An additional limitation is that this study focuses on unsupervised matrix-factorization-based DR techniques. Alternative methods include supervised dimensionality reduction techniques such as Linear Discriminant Analysis (Friedman et al. 2001) or neural-network-based approaches such as deep learning or word2vec (Mikolov et al. 2013). We focused on unsupervised DR for reasons mentioned above: using unsupervised DR as a preprocessing step is relatively common, and most other methods are more computationally complex and don’t have implementations for sparse feature sets widely available. However, we are not aware of a systematic study such as this one evaluating supervised DR or other methods, and such a study would make another good avenue for future work.

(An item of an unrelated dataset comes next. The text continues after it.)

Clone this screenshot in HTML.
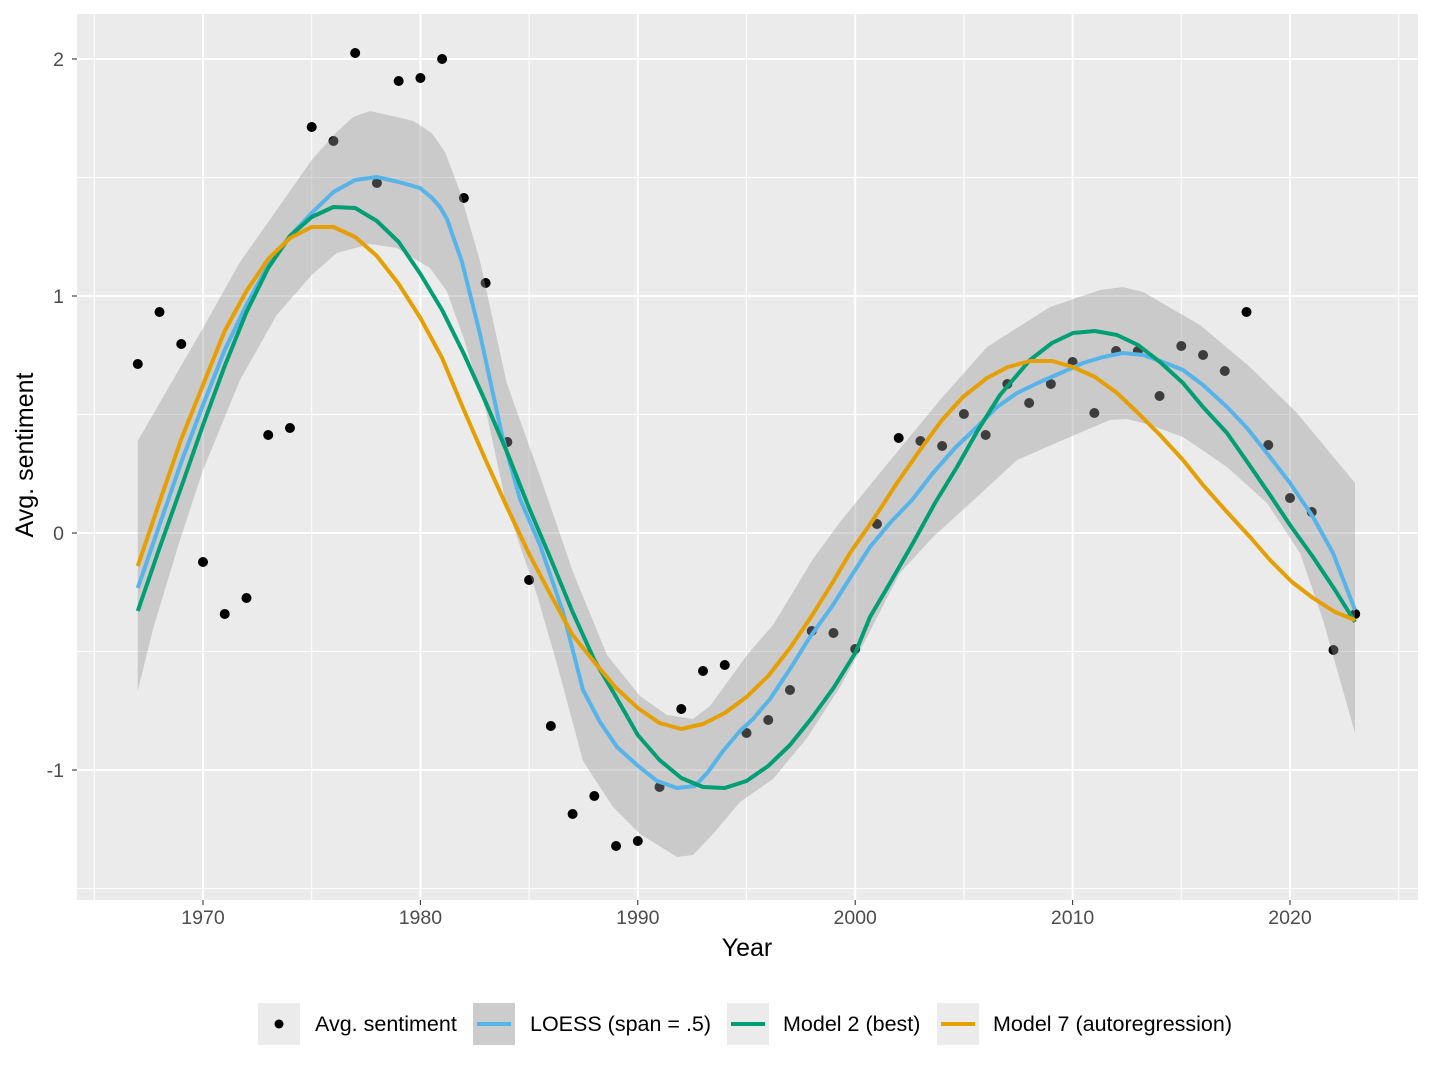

There are a multitude of major and minor variants and modifications that can be made to the predictive modeling process. Ultimately the core lesson of this paper can be summarized as one of basic system design principles: exercise caution when adding complexity via a dimensionality reduction step to the predictive modeling process, even if one feels confident that DR will benefit the performance. We have both established that this principle is frequently violated in the predictive modeling literature, and conducted a comprehensive study showing that this violation is a mistake that leads to weaker results than might otherwise be possible. However, it is important that our results don’t cause other researchers to make the same mistake in reverse! We show a few classes of model selection methodologies and predictive tasks—numerical regression and multiclass classification—where DR does add value, further supporting our main message: don’t rely on intuition or results from other contexts, but compare design alternatives carefully. Unless there is a very good reason, applied researchers and practitioners should keep the process as simple as possible so as not to inadvertently harm predictive performance or perform unnecessary computation.